Brazil’s Acting President Michel Temer said he will have more freedom to implement policies and introduce key proposals once the Senate votes whether to impeach his predecessor, Dilma Rousseff.

Temer, 75, took over Brazil’s top job last month when the chamber decided to open an impeachment trial against Rousseff. The Senate needs support from two-thirds of its members to impeach her and permanently end her mandate. If it fails to garner that level of backing, Rousseff would return to office, though her comeback is widely considered unlikely.

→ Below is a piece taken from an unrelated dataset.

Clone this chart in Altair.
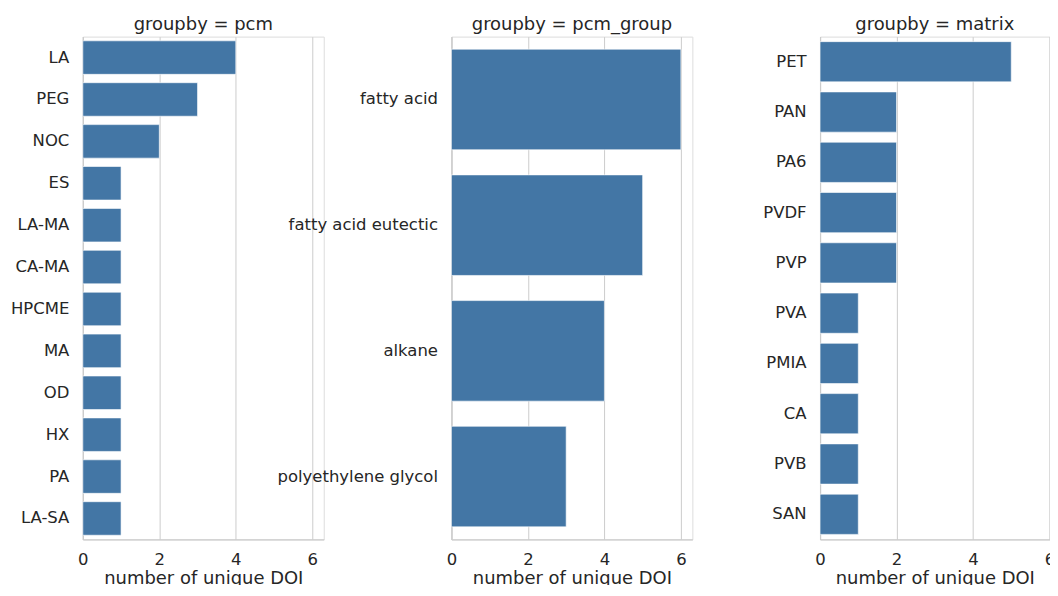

The acting president said the vote is expected to occur by mid-August.

“The Senate decision opens up much more space to govern,” he said in an interview that aired Tuesday night on television channel GloboNews, adding the vote will give him more legitimacy. “Some of the issues that I haven’t had time to deal with yet will be dealt with after the vote, such as social security reform.”

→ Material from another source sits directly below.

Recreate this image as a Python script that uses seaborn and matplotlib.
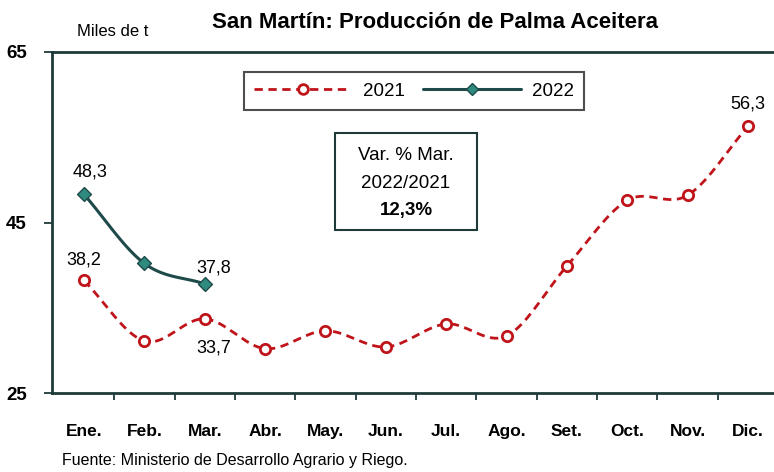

Temer wants to trim pension payouts as part of his strategy to reduce spending and shrink a near-record budget deficit. He says that would boost confidence in a country suffering from almost double-digit inflation, rising unemployment and a corruption probe known as Car Wash that has landed top politicians and business executives in jail.

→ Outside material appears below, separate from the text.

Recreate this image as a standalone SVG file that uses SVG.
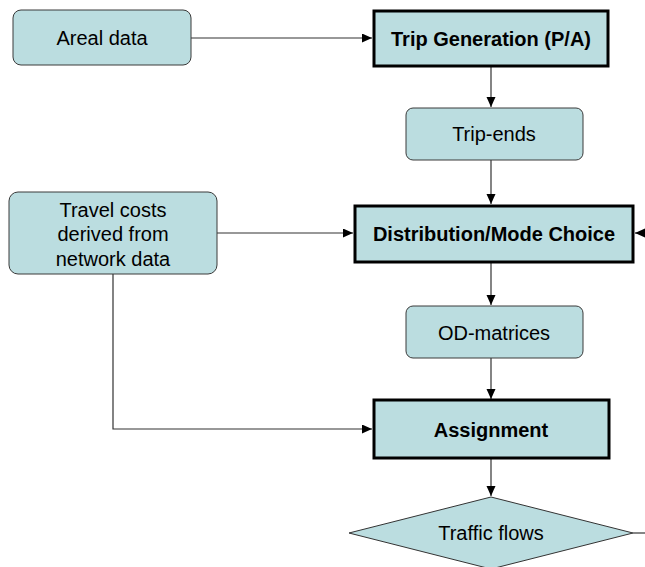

While three of Temer’s ministers have stepped down following allegations that they either were involved in or tried to obstruct Car Wash, the acting president said he doesn’t regret his cabinet choices. The three denied wrongdoing. He pointed out that his economic team led by Finance Minister Henrique Meirelles and central bank President Ilan Goldfajn is considered “exceptional” and will help him put the country back on track.